Deeper Dive
For our project, we created a cross-dialect benchmark, EnDive (English Diversity), that evaluates the fairness and performance of large language models (LLMs) across five underrepresented English dialects. EnDive is particularly significant for two reasons. First, our benchmark is especially comprehensive: spanning 12 reasoning tasks and performing more than 300 evaluations with seven of the most widely used LLMs through zero-shot and chain-of-thought prompting, our project’s scope is far more extensive than most natural language processing papers. Second, our use of a wide variety of analytical and evaluation techniques is novel.

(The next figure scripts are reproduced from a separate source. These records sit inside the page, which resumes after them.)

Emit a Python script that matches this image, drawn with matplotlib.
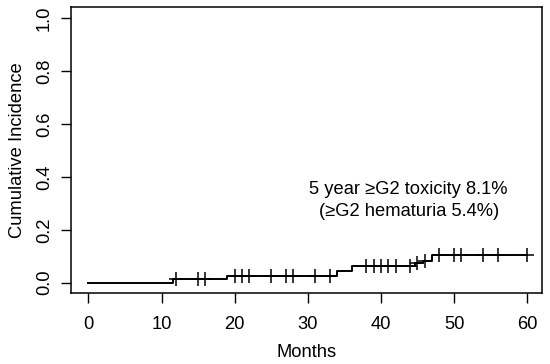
import matplotlib.pyplot as plt
import numpy as np

plt.rcParams['font.family'] = ['Liberation Sans', 'DejaVu Sans']

# Step curve of cumulative incidence (event times, level after the step)
step_t = [0, 11.6, 19.0, 34.0, 36.0, 44.7, 45.8, 47.0, 60.0]
step_y = [0.0, 0.013, 0.027, 0.044, 0.063, 0.073, 0.082, 0.104, 0.104]

# Censoring times
cens_t = [12, 15, 16, 20, 21, 22, 25, 27, 28, 31, 33, 38, 39, 40, 41, 42,
          44, 45, 46, 48, 50, 51, 54, 56, 60]

x_ticks = [0, 10, 20, 30, 40, 50, 60]
y_ticks = [0.0, 0.2, 0.4, 0.6, 0.8, 1.0]


def level_at(t):
    i = np.searchsorted(step_t, t, side='right') - 1
    return step_y[i]


fig = plt.figure(figsize=(5.5, 3.64), dpi=100)
ax = fig.add_axes([0.129, 0.195, 0.856, 0.786])

ax.step(step_t, step_y, where='post', color='black', lw=1.4)
cy = [level_at(t) for t in cens_t]
ax.plot(cens_t, cy, ls='none', marker='+', ms=10, mew=1.1, color='black')

ax.set_xlim(-2.4, 62.0)
ax.set_ylim(-0.039, 1.043)
ax.set_xticks(x_ticks)
ax.set_yticks(y_ticks)
ax.set_yticklabels([f"{v:.1f}" for v in y_ticks], rotation=90, va='center')
ax.tick_params(direction='out', length=7, width=1, labelsize=13.2)
ax.tick_params(axis='x', pad=9.5)
ax.tick_params(axis='y', pad=6)

for s in ax.spines.values():
    s.set_linewidth(1.1)

ax.set_xlabel("Months", fontsize=13.2, labelpad=8)
ax.set_ylabel("Cumulative Incidence", fontsize=13.2, labelpad=7)

ax.text(43.8, 0.354, "5 year \u2265G2 toxicity 8.1%", fontsize=13.2,
        ha='center', va='center')
ax.text(43.8, 0.269, "(\u2265G2 hematuria 5.4%)", fontsize=13.2,
        ha='center', va='center')

fig.savefig("out.png", dpi=100)
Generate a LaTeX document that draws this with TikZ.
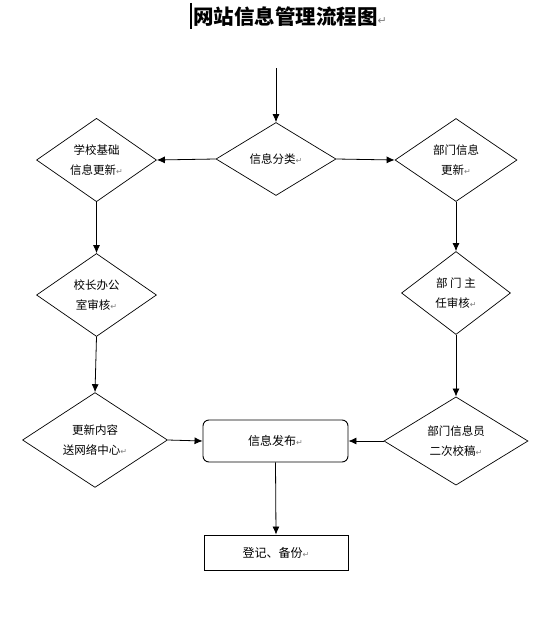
\documentclass[tikz,border=0pt]{standalone}
\usepackage{fontspec}
\newfontfamily\cjk{Noto Sans CJK SC}
\newfontfamily\dejavu{DejaVu Sans}
\usetikzlibrary{shapes.geometric,arrows.meta}
\newcommand\pmk{{\dejavu\fontsize{8}{8}\selectfont\textcolor{gray}{↵}}}
\newcommand\pmkbig{{\dejavu\fontsize{11}{11}\selectfont\mdseries\textcolor{gray}{↵}}}
\tikzset{
  dia/.style={diamond, draw, line width=0.7pt, inner sep=0pt, align=center,
    font=\cjk\fontsize{11.5}{20}\selectfont},
  pubbox/.style={draw, line width=0.9pt, rounded corners=6pt, inner sep=0pt,
    minimum width=145, minimum height=42, font=\cjk\fontsize{12}{14}\selectfont},
  recbox/.style={draw, line width=0.9pt, inner sep=0pt,
    minimum width=144, minimum height=35, font=\cjk\fontsize{12}{14}\selectfont},
  arr/.style={draw, line width=0.8pt, -{Latex[length=8pt,width=7pt]}}
}
\begin{document}
\begin{tikzpicture}[x=1pt,y=-1pt]
\useasboundingbox[fill=white] (0,0) rectangle (559,626);
% title
\draw[line width=2pt] (191,3) -- (191,29);
\node[anchor=west, inner sep=0pt, font=\cjk\fontsize{20.5}{24}\selectfont\bfseries] (title) at (193,17) {网站信息管理流程图\pmkbig};
% nodes
\coordinate (start) at (276,68);
\node[dia, minimum width=120, minimum height=73] (cls) at (276,159) {信息分类\pmk};
\node[dia, minimum width=120, minimum height=81] (school) at (96.5,160) {学校基础\\信息更新\pmk};
\node[dia, minimum width=122, minimum height=83] (dept) at (456,160) {部门信息\\更新\pmk};
\node[dia, minimum width=120, minimum height=83] (princ) at (96.5,295) {校长办公\\室审核\pmk};
\node[dia, minimum width=109, minimum height=83] (head) at (456,293) {部 门 主\\任审核\pmk};
\node[dia, minimum width=145, minimum height=81] (send) at (95,440) {更新内容\\送网络中心\pmk};
\node[dia, minimum width=144, minimum height=83] (check) at (456,441) {部门信息员\\二次校稿\pmk};
\node[pubbox] (pub) at (275.5,441) {信息发布\pmk};
\node[recbox] (rec) at (276,552.5) {登记、备份\pmk};
% connectors
\path[arr] (start) -- (cls.north);
\path[arr] (cls.west) -- (school.east);
\path[arr] (cls.east) -- (dept.west);
\path[arr] (school.south) -- (princ.north);
\path[arr] (princ.south) -- (send.north);
\path[arr] (dept.south) -- (head.north);
\path[arr] (head.south) -- (check.north);
\path[arr] (send.east) -- (pub.west);
\path[arr] (check.west) -- (pub.east);
\path[arr] (pub.south) -- (rec.north);
\end{tikzpicture}
\end{document}
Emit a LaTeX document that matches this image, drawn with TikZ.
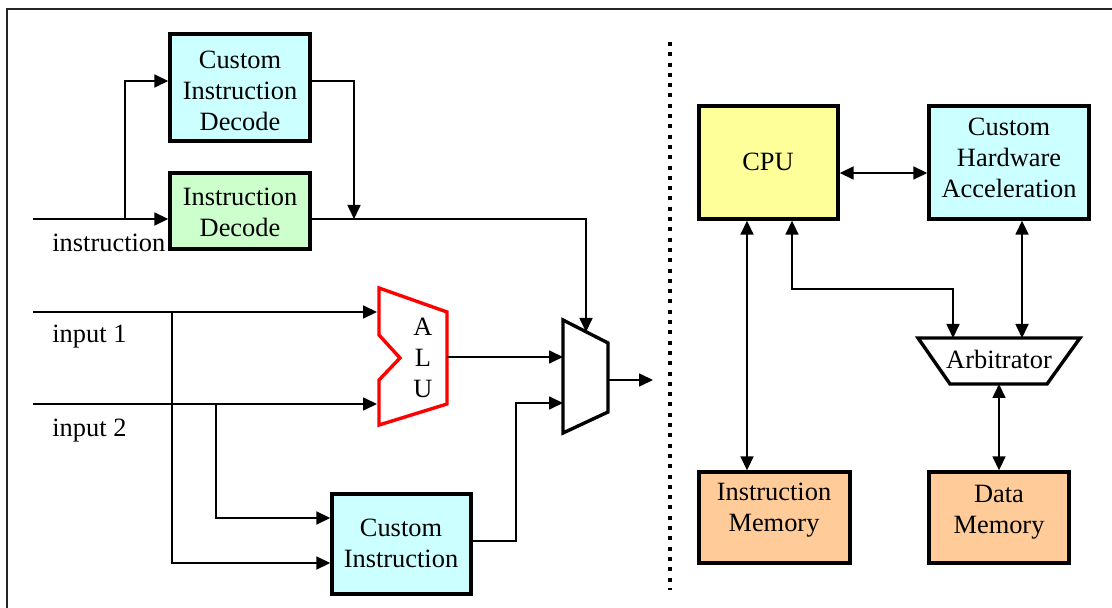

We employed human validators to verify translation faithfulness, fluency, and formality; used ROUGE diversity scores, lexical diversity evaluations, BARTScore evaluations, and preference tests; and conducted select qualitative analyses. EnDive builds on our earlier work, AAVENUE, which focused on African American Vernacular English. AAVENUE was recognized at top AI workshops at EMNLP and NeurIPS High School Track and has been cited by research institutions including Microsoft, Google Research, Oxford, and Stanford. After attending EMNLP ’24 and engaging with leading NLP researchers — including the Stanford SALT Lab researchers we cited in our paper — we recognized the urgent need to expand our benchmark to multiple dialects and reasoning tasks. This led to the creation of EnDive, a more comprehensive framework designed to reveal hidden AI biases and guide the development of more inclusive language technologies.
We believe EnDive can directly improve quality of life for millions of people by ensuring that AI systems treat all English speakers fairly, regardless of dialect. By revealing systemic performance gaps in LLMs, our benchmark provides developers with the tools to identify and address hidden biases before deployment in high-stakes applications such as education, hiring, and healthcare. This work not only promotes equity in AI-powered tools but also affirms the cultural and linguistic identities of communities historically underrepresented and misrepresented in technology. In the long term, we envision EnDive as a foundation for dialect-aware NLP systems that are both powerful and inclusive, contributing to a world where technology serves everyone — not just those who speak Standard American English.